The President of the World Bank, U.S.-appointed Jim Yong Kim, pledged to find ways to cooperate with the new Chinese-led development bank, as did the Japanese head of the Asian Development Bank (ADB). Former World Bank President Robert Zoellick also wrote that U.S. opposition to the AIIB was “a strategic mistake.” Even President Obama in April suggested that the AIIB could potentially be a “good thing,” but stressed that it would have to adopt the standards set by U.S. and Western-controlled institutions like the World Bank.
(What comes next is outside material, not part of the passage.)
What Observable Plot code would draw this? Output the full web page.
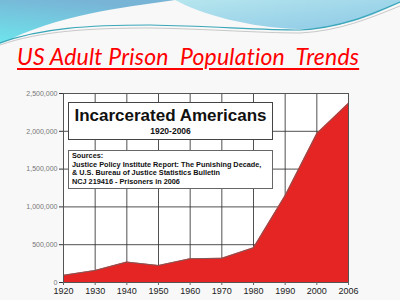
<!DOCTYPE html>
<html>
<head>
<meta charset="utf-8">
<script src="https://cdn.jsdelivr.net/npm/d3@7"></script>
<script src="https://cdn.jsdelivr.net/npm/@observablehq/plot@0.6"></script>
<style>
  html, body { margin:0; padding:0; }
  body { width:400px; height:300px; background:#f8f8f8; position:relative; overflow:hidden; font-family:"Liberation Sans", Arial, sans-serif; }
  #wave { position:absolute; left:0; top:0; }
  #title { position:absolute; left:17px; top:42px; font-family:Lato, "Open Sans", sans-serif; font-style:italic; font-size:23px; color:#ff0000; white-space:pre; text-decoration:underline; text-decoration-thickness:2px; text-underline-offset:3px; letter-spacing:0.2px; }
  #chart { position:absolute; left:0; top:80px; }
  .box { position:absolute; background:#fff; border:1.4px solid #444; box-sizing:border-box; color:#111; font-weight:bold; }
  #box1 { left:68px; top:102px; width:205px; height:38px; text-align:center; }
  #box1 .t1 { font-size:17px; line-height:17px; margin-top:4px; }
  #box1 .t2 { font-size:8.5px; line-height:10px; margin-top:2px; }
  #box2 { left:68px; top:150px; width:205px; height:39px; font-size:7.3px; line-height:8.6px; padding:1px 0 0 3px; border-color:#666; border-width:1px; }
</style>
</head>
<body>
<svg id="wave" width="400" height="50">
  <defs>
    <linearGradient id="g1" x1="0" y1="1" x2="0.4" y2="0">
      <stop offset="0" stop-color="#6ee6ec"/>
      <stop offset="1" stop-color="#78b4d6"/>
    </linearGradient>
    <linearGradient id="g2" x1="0" y1="0" x2="1" y2="1">
      <stop offset="0" stop-color="#b6e6ee"/>
      <stop offset="1" stop-color="#8cc8e6"/>
    </linearGradient>
  </defs>
  <path d="M0,0 L175,0 C120,8 60,14 0,44 Z" fill="url(#g1)"/>
  <path d="M175,0 L400,0 L400,2 C370,18 340,28 300,29 C250,28 200,14 175,0 Z" fill="url(#g2)"/>
  <path d="M0,43 C40,28 90,25 150,25 C210,26 260,30 300,30 C340,28 370,15 400,2" fill="none" stroke="#3aa6b8" stroke-width="1.2"/>
  <path d="M0,45 C40,31 90,28 150,28 C210,29 260,33 300,33 C340,31 370,18 400,6" fill="none" stroke="#bbbbbb" stroke-width="0.8"/>
</svg>
<div id="title">US Adult Prison  Population  Trends</div>
<div id="chart"></div>
<div class="box" id="box1"><div class="t1">Incarcerated Americans</div><div class="t2">1920-2006</div></div>
<div class="box" id="box2">Sources:<br>Justice Policy Institute Report: The Punishing Decade,<br>&amp; U.S. Bureau of Justice Statistics Bulletin<br>NCJ 219416 - Prisoners in 2006</div>
<script>
const years = ["1920","1930","1940","1950","1960","1970","1980","1990","2000","2006"];
const prisoners = [95000, 160000, 270000, 225000, 315000, 320000, 460000, 1150000, 1970000, 2370000];
const yTicks = [0, 500000, 1000000, 1500000, 2000000, 2500000];

const data = years.map((y, i) => ({i, year: y, value: prisoners[i]}));
const idx = years.map((_, i) => i);

const chart = Plot.plot({
  width: 360, height: 220,
  marginLeft: 63, marginRight: 12, marginTop: 13, marginBottom: 18,
  style: {background: "transparent", fontFamily: "Liberation Sans, Arial, sans-serif"},
  x: {domain: [0, years.length - 1], label: null},
  y: {domain: [0, 2500000], label: null},
  marks: [
    Plot.rect([0], {x1: 0, x2: years.length - 1, y1: 0, y2: 2500000, fill: "white"}),
    Plot.gridX(idx, {x: d => d, stroke: "#333", strokeOpacity: 0.85, strokeWidth: 1}),
    Plot.gridY(yTicks, {y: d => d, stroke: "#333", strokeOpacity: 0.85, strokeWidth: 1}),
    Plot.areaY(data, {x: "i", y: "value", fill: "#e52523"}),
    Plot.lineY(data, {x: "i", y: "value", stroke: "#666", strokeWidth: 0.8}),
    Plot.frame({stroke: "#555", strokeWidth: 1}),
    Plot.axisY(yTicks, {tickFormat: d3.format(","), fontSize: 7, fill: "#777", tickSize: 4, tickPadding: 2, stroke: "#333"}),
    Plot.axisX(idx, {tickFormat: i => years[i], fontSize: 9, fill: "#222", tickSize: 3, tickPadding: 2, stroke: "#666"})
  ]
});
document.getElementById("chart").appendChild(chart);
</script>
</body>
</html>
In June of last year, former Federal Reserve Chairman Ben Bernanke chimed in, saying, “The U.S. Congress is largely at fault for all that’s happening,” referring to the role of the legislature in blocking the ratification of the IMF’s reforms. Because of this, he explained, China and other countries have been increasingly looking to create their own regional institutions. “It would have been better to have a globally unified system,” said Bernanke.
By September, following a state visit between Chinese President Xi Jinping and President Obama at the White House, the U.S. formally announced “what amounts to a truce” over their opposition to the AIIB, with the U.S. saying it would stop lobbying against the institution in return for China agreeing to increase its financial contributions to institutions like the World Bank. However, both the United States and Japan continued to refuse to join the AIIB as members. At a joint press conference, President Xi said that “China is the current international system’s builder, contributor and developer and participant, and also beneficiary.” China was willing, he added, “to work with all other countries to firmly defend the fruits of victory of the second world war, and the existing international system.”
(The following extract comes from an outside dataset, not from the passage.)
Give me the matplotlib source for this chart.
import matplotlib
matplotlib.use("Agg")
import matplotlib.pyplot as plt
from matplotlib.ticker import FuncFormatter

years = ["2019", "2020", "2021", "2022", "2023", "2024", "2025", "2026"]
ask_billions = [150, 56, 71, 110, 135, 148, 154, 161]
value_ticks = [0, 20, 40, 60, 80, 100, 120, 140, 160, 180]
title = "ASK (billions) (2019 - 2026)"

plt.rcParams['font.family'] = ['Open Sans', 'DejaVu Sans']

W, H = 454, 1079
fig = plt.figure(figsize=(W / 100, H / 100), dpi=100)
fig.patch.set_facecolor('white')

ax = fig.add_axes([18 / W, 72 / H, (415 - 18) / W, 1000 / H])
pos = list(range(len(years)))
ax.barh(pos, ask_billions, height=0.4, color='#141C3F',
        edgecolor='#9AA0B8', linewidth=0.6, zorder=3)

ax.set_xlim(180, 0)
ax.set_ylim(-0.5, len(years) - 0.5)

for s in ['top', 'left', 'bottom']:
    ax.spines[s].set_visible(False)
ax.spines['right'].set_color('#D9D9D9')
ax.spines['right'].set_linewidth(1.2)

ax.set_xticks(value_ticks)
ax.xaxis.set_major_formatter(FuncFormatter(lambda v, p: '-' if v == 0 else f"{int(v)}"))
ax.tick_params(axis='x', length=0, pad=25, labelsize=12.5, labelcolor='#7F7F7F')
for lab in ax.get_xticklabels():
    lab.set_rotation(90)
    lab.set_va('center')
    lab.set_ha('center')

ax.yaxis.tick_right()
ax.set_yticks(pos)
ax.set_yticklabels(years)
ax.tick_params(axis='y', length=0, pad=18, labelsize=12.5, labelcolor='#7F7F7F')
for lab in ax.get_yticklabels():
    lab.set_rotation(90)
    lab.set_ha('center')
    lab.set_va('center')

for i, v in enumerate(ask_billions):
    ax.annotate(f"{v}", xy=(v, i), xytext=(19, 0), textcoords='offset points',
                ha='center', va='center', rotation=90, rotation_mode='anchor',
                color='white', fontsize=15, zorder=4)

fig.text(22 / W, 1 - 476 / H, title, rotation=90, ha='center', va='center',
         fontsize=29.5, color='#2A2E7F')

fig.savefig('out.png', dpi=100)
According to plan, the AIIB is to start with a capital base of $100 billion, and its ownership structure is designed to give countries in the Asia Pacific region roughly 75% of the voting shares, “giving smaller Asian countries a greater say than they have in other global organizations.” China provides the AIIB with nearly $30 billion of its $100 billion, giving its chief backer between 25% and 30% of voting shares and the only veto, since major decisions require a 75% majority.
The second largest contributor and shareholder is India, providing $8.4 billion, followed by Russia at $6.5 billion. Next is Germany with a $4.5 billion contribution, South Korea and Australia each providing $3.7 billion, with France and Indonesia each contributing $3.4 billion. Among the other large shareholders are Brazil, the UK, Turkey, Italy, Saudi Arabia, Spain, Iran, Thailand and the Netherlands.
The result: while the U.S. and Japan sit on the sidelines hedging their bets, the AIIB starts its place in the world of global economic governance with a membership of 57 nations from around the world. As former Chinese leader Deng Xiaoping said several decades ago, “Hide your brightness; bide your time.” With the founding of the AIIB, China may very well be staking a claim on its time for greater power in the global economy.